At the moment, the fate of the American presidency lies in Ohio, which currently is too close to call. The BBC puts Bush ahead by 150000 votes, as does CNN. FOX has decided that that is enough to give it to old George, but I think I'm going to go with the foreigners with this one. All we can do now is wait.

Well this went on a bit more than I thought it would. I really just wanted to express outrage at the concept of challengers at the polling booths. By god, just who do they think they are? If someone stopped me outside the polling booth and tried to tell me I couldn't vote, just cause they didn't like the look of me, there would be shit to pay. I'd probably have an assault charge against me, but I'd have voted by the time the cops arrived. Even after all this ranting, I want to find someone to bitchslap. Home of democracy, land of the free.

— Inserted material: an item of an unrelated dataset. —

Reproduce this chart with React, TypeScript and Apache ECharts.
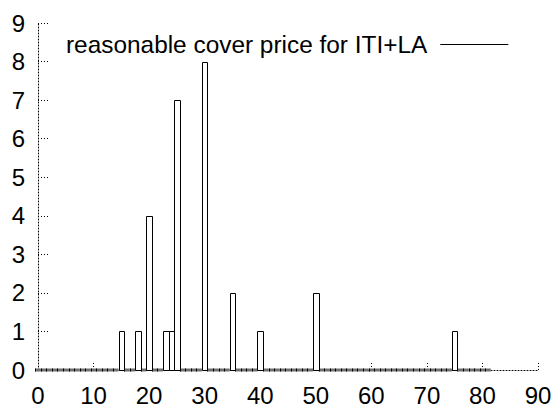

What a fucking joke.

Monday, November 01, 2004

An exercise in creative motivation

For most of my life, I've had a bit of a pot belly. Nothing too excessive, but still a little bit more than is optimal. It was there when I was a small kid. During high school it disappeared due to a slightly lower food intake and mandatory exercise while at boarding school, and the rest of my body also growing taller and wider, while the gut remained the same and so it no longer stood out. In hindsight, at the end of high school I was the fittest I've ever been.

Then came university. No one telling me what to do with my time, the freedom to do whatever I want including consuming large quantities of junk food and not to exercise. And so over the first year of uni the gut returned, and has hung around for the next 5 years until now.

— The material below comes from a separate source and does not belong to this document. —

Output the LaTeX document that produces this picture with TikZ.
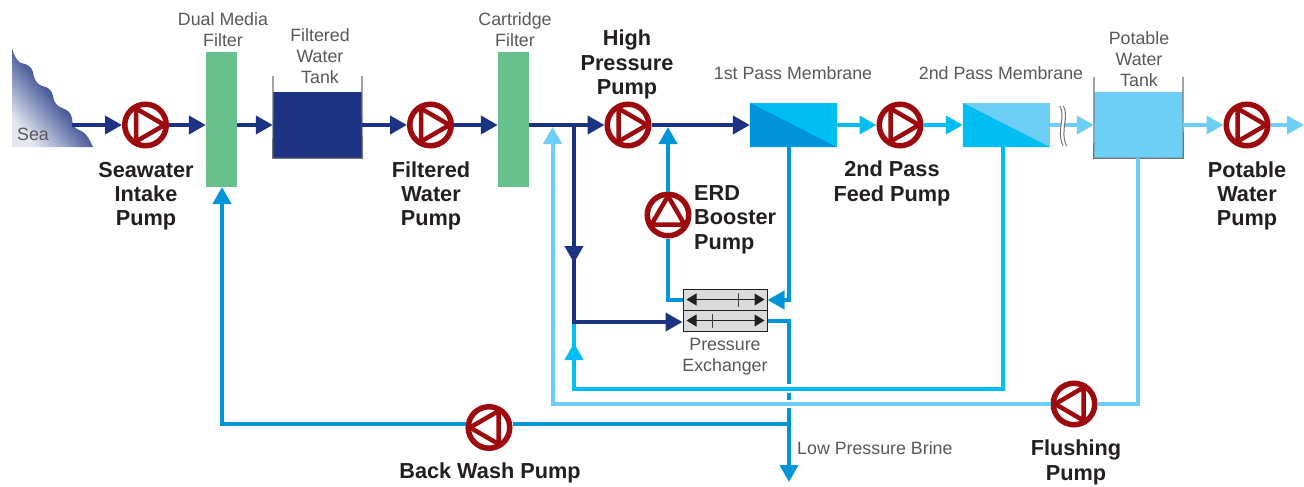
\documentclass[tikz,border=0pt]{standalone}
\usepackage{fontspec}
\setmainfont{Liberation Sans}
\usetikzlibrary{arrows.meta,calc}
\definecolor{navyc}{HTML}{1B3382}
\definecolor{bluec}{HTML}{0095DA}
\definecolor{cyanc}{HTML}{00BDF2}
\definecolor{lightc}{HTML}{6DCFF6}
\definecolor{greenc}{HTML}{68C18C}
\definecolor{redc}{HTML}{9E0B0F}
\definecolor{lab}{HTML}{58595B}
\definecolor{boldc}{HTML}{231F20}
\newcommand{\pumpmark}[2]{\draw[redc,line width=4.5pt,miter limit=10,shift={(#1.center)},rotate=#2] (19,0) -- (-9.5,16.5) -- (-9.5,-16.5) -- cycle;}
\tikzset{
  pumpnode/.style={circle,draw=redc,fill=white,line width=5.5pt,minimum size=41.5pt,inner sep=0pt},
  pipe/.style={line width=4pt,line join=miter,-{Triangle[length=17pt,width=18pt]}},
  plainpipe/.style={line width=4pt,line join=miter},
  thin label/.style={text=lab,font=\fontsize{17.8}{21}\selectfont,align=center,inner sep=0pt},
  bold label/.style={text=boldc,font=\fontsize{21.7}{24.3}\selectfont\bfseries,align=center,inner sep=0pt},
  filterbox/.style={fill=greenc,minimum width=31pt,minimum height=135pt,inner sep=0pt},
  tankbox/.style={minimum width=89pt,minimum height=66pt,inner sep=0pt},
  membranebox/.style={minimum width=87pt,minimum height=44pt,inner sep=0pt},
  exbox/.style={draw=boldc,fill=black!14,line width=1pt,minimum width=84pt,minimum height=21pt,inner sep=0pt},
  exarrow/.style={line width=1pt,draw=boldc,{Triangle[length=10pt,width=12pt]}-{Triangle[length=10pt,width=12pt]}},
  walls/.style={draw=black!55,line width=1.2pt},
}
\begin{document}
\begin{tikzpicture}[x=1pt,y=-1pt]
\useasboundingbox (0,0) rectangle (1304,487);
\fill[white] (0,0) rectangle (1304,487);
% sea
\shade[top color=navyc,bottom color=navyc!12,middle color=navyc!78,shading angle=-50]
 (12,48) .. controls (14,56) and (17,61) .. (21,63)
 .. controls (27,64) and (31,66) .. (33,72)
 .. controls (34,80) and (37,84) .. (42,86)
 .. controls (48,87) and (52,90) .. (53,96)
 .. controls (54,103) and (57,106) .. (62,108)
 .. controls (68,110) and (71,113) .. (72,118)
 .. controls (72,124) and (74,128) .. (79,130)
 .. controls (85,132) and (88,136) .. (93,147)
 -- (12,147) -- cycle;
\coordinate (seaout) at (72,125);
% equipment
\node[filterbox] (dmf) at (221.5,119.5) {};
\node[filterbox] (cf) at (513.5,119.5) {};
\node[tankbox,fill=navyc] (ft) at (317.5,125) {};
\node[tankbox,fill=lightc] (pt) at (1138.5,125) {};
\draw[walls] (273,76) -- (ft.south west) -- (ft.south east) -- (362,76);
\draw[walls] (1094,77) -- (pt.south west) -- (pt.south east) -- (1183,77);
\node[membranebox,fill=cyanc] (m1) at (793.5,125) {};
\fill[bluec] (m1.north west) -- (m1.south east) -- (m1.south west) -- cycle;
\node[membranebox,fill=lightc] (m2) at (1006.5,125) {};
\fill[cyanc] (m2.north west) -- (m2.south east) -- (m2.south west) -- cycle;
% pumps
\node[pumpnode] (p1) at (145.5,125) {};
\node[pumpnode] (p2) at (430.5,125) {};
\node[pumpnode] (p3) at (628,125) {};
\node[pumpnode] (p4) at (900,125) {};
\node[pumpnode] (p5) at (1247,125) {};
\node[pumpnode] (p6) at (668,215) {};
\node[pumpnode] (p7) at (489,427.5) {};
\node[pumpnode] (p8) at (1074,404) {};
\pumpmark{p1}{0}\pumpmark{p2}{0}\pumpmark{p3}{0}\pumpmark{p4}{0}\pumpmark{p5}{0}
\pumpmark{p6}{90}\pumpmark{p7}{180}\pumpmark{p8}{180}
% exchanger
\node[exbox] (ex1) at (725,299.5) {};
\node[exbox] (ex2) at (725,320.5) {};
\draw[exarrow] ($(ex1.west)+(4,0)$) -- ($(ex1.east)+(-3,0)$);
\draw[exarrow] ($(ex2.west)+(4,0)$) -- ($(ex2.east)+(-3,0)$);
\draw[line width=1pt,boldc!85] (738,293) -- (738,307) (712,314) -- (712,328);
% helper coordinates
\coordinate (jn) at (574,125);
\coordinate (jl) at (552.5,127);
\coordinate (je) at (668,127);
\coordinate (jc) at (574,322);
\coordinate (br) at (789,424);
\coordinate (brend) at (789,482);
% light flushing loop
\draw[plainpipe,lightc] (1138,158) |- (p8.east);
\draw[pipe,lightc] (p8.west) -- (552.5,404) -- (jl);
% permeate of second pass
\draw[plainpipe,cyanc] (1003,147) -- (1003,389) -- (574,389) -- (jc);
\draw[pipe,cyanc] (574,389) -- (574,343);
% navy
\draw[pipe,navyc] (seaout) -- (p1.west);
\draw[pipe,navyc] (p1.east) -- (dmf.west |- p1.east);
\draw[pipe,navyc] (dmf.east |- p1.east) -- (ft.west);
\draw[pipe,navyc] (ft.east) -- (p2.west);
\draw[pipe,navyc] (p2.east) -- (cf.west |- p2.east);
\draw[pipe,navyc] (cf.east |- p2.east) -- (p3.west);
\draw[pipe,navyc] (p3.east) -- (m1.west);
\draw[plainpipe,navyc] (jn) -- (jc) -- (600,322);
\draw[pipe,navyc] (jc) -- (ex2.west |- jc);
\draw[pipe,navyc] (jn) -- (574,263);
% cyan
\draw[pipe,cyanc] (m1.east) -- (p4.west);
\draw[pipe,cyanc] (p4.east) -- (m2.west);
% light
\draw[pipe,lightc] (m2.east) -- (pt.west);
\draw[pipe,lightc] (pt.east) -- (p5.west);
\draw[pipe,lightc] (p5.east) -- (1304,125);
% blue
\draw[plainpipe,bluec] (ex1.west |- 0,300) -- (668,300) -- (p6.south);
\draw[pipe,bluec] (p6.north) -- (je);
\draw[pipe,bluec] (789,147) -- (789,300) -- (ex1.east |- 0,300);
\draw[plainpipe,bluec] (ex2.east |- 0,321) -- (789,321) -- (789,384);
\draw[plainpipe,bluec] (789,393) -- (789,400);
\draw[pipe,bluec] (789,408) -- (brend);
\draw[plainpipe,bluec] (br) -- (p7.east |- br);
\draw[pipe,bluec] (p7.west |- br) -- (222,424) -- (222,187);
% wiggle break
\fill[white] (1061,115) rectangle (1065,136);
\draw[line width=1pt,black!55] (1060,106) .. controls (1066,118) and (1056,130) .. (1063,146);
\draw[line width=1pt,black!55] (1063.5,106) .. controls (1069.5,118) and (1059.5,130) .. (1066.5,146);
% labels
\node[thin label] (l1) at (223,30) {Dual Media\\Filter};
\node[thin label] (l2) at (320,56.5) {Filtered\\Water\\Tank};
\node[thin label] (l3) at (515,30) {Cartridge\\Filter};
\node[thin label] (l4) at (793,73) {1st Pass Membrane};
\node[thin label] (l5) at (1001,73) {2nd Pass Membrane};
\node[thin label] (l6) at (1139,59.5) {Potable\\Water\\Tank};
\node[thin label] (l7) at (725,357) {Pressure\\Exchanger};
\node[thin label,anchor=west] (l8) at (797,448) {Low Pressure Brine};
\node[thin label] (l9) at (33,134) {Sea};
\node[bold label] (b1) at (146,196) {Seawater\\Intake\\Pump};
\node[bold label] (b2) at (431,196) {Filtered\\Water\\Pump};
\node[bold label] (b3) at (627,64.5) {High\\Pressure\\Pump};
\node[bold label,align=left,anchor=west] (b4) at (694,219.5) {ERD\\Booster\\Pump};
\node[bold label] (b5) at (892,183.5) {2nd Pass\\Feed Pump};
\node[bold label] (b6) at (1247,196) {Potable\\Water\\Pump};
\node[bold label] (b7) at (1076,462.5) {Flushing\\Pump};
\node[bold label] (b8) at (490,473) {Back Wash Pump};
\end{tikzpicture}
\end{document}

Recently one of my friends confronted me about this, and has encouraged me to do something about this. So far my efforts have been to go jogging once a week for 15 to 20 minutes. Not much, but it's a start. I'm also trying to eat slightly better, but apart from my departure from the cult of pepsi several months ago and joining the church of OJ, not much has happened.

The main thing that seems to be limiting my exercise seems to be a lack of discipline. Given the choice of browsing wikipedia some more or going jogging, I'll browse wikipedia. There was a character in one of Terry Pratchett's novels who had refined laziness to such a state that he remained fit as by doing so it was much easier for him to move around and do stuff. This sort of attitude I'd like to develop, but I can't seem to make the long term positive effects outweigh the short term negative of having to go jogging.

This afternoon I did go jogging. Normally my friend comes over on a Monday and we go jogging together. He had to work today though, so that didn't happen. It had seemed as though I was all set to skip this week, but then providence gave me a reprieve. I needed some stuff from the shops down the road. And so I jogged to the shops. If all I need to exercise is an ulterior motive, then perhaps I should engineer some more. This may be a case of the ends justifying the means.